The Correct Option is D

This problem involves dimensional analysis and the principle of homogeneity. The principle of homogeneity states that the dimensions of each term in a physical equation must be identical.
Step 1: Determine the dimensions of potential energy $V$ and distance $x$.
Potential energy has dimensions of work: $[V] = [M L^2 T^{-2}]$.
Distance $x$ has dimensions: $[x] = [L]$.

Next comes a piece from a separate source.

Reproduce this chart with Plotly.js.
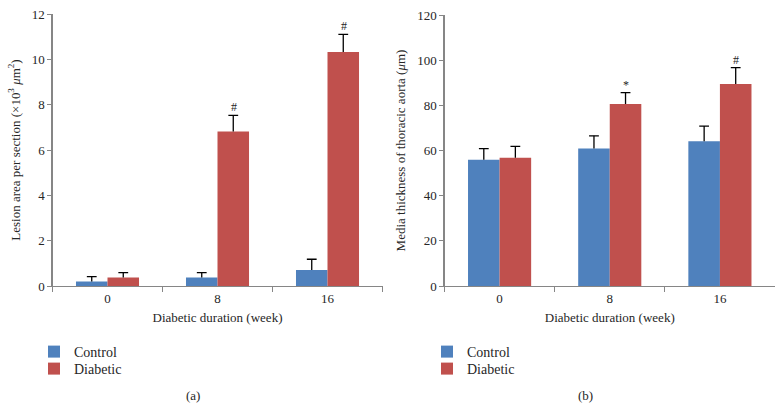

Step 2: Find the dimension of $B$.
In the expression $V = \frac{A\sqrt{x}}{x + B}$, the denominator is $x + B$. According to the principle of homogeneity, we can only add quantities with the same dimensions. Therefore, dimensions of $B$ must be the same as dimensions of $x$.
$$[B] = [x] = [L]$$
Step 3: Find the dimension of $A$.
Equating dimensions on both sides of the original equation:
$$[V] = \frac{[A][x]^{1/2}}{[x + B]}$$
$$[ML^2T^{-2}] = \frac{[A][L]^{1/2}}{[L]}$$
Solving for $[A]$:
$$[A] = [ML^2T^{-2}] \times [L] \times [L]^{-1/2}$$
$$[A] = [ML^2T^{-2}] \times [L]^{1/2} = [ML^{5/2}T^{-2}]$$
Step 4: Calculate dimensions of the product $AB$.
$$[AB] = [A] \times [B] = [ML^{5/2}T^{-2}] \times [L] = [ML^{7/2}T^{-2}]$$
Thus, the dimensions of $AB$ are $[M^1 L^{7/2} T^{-2}]$.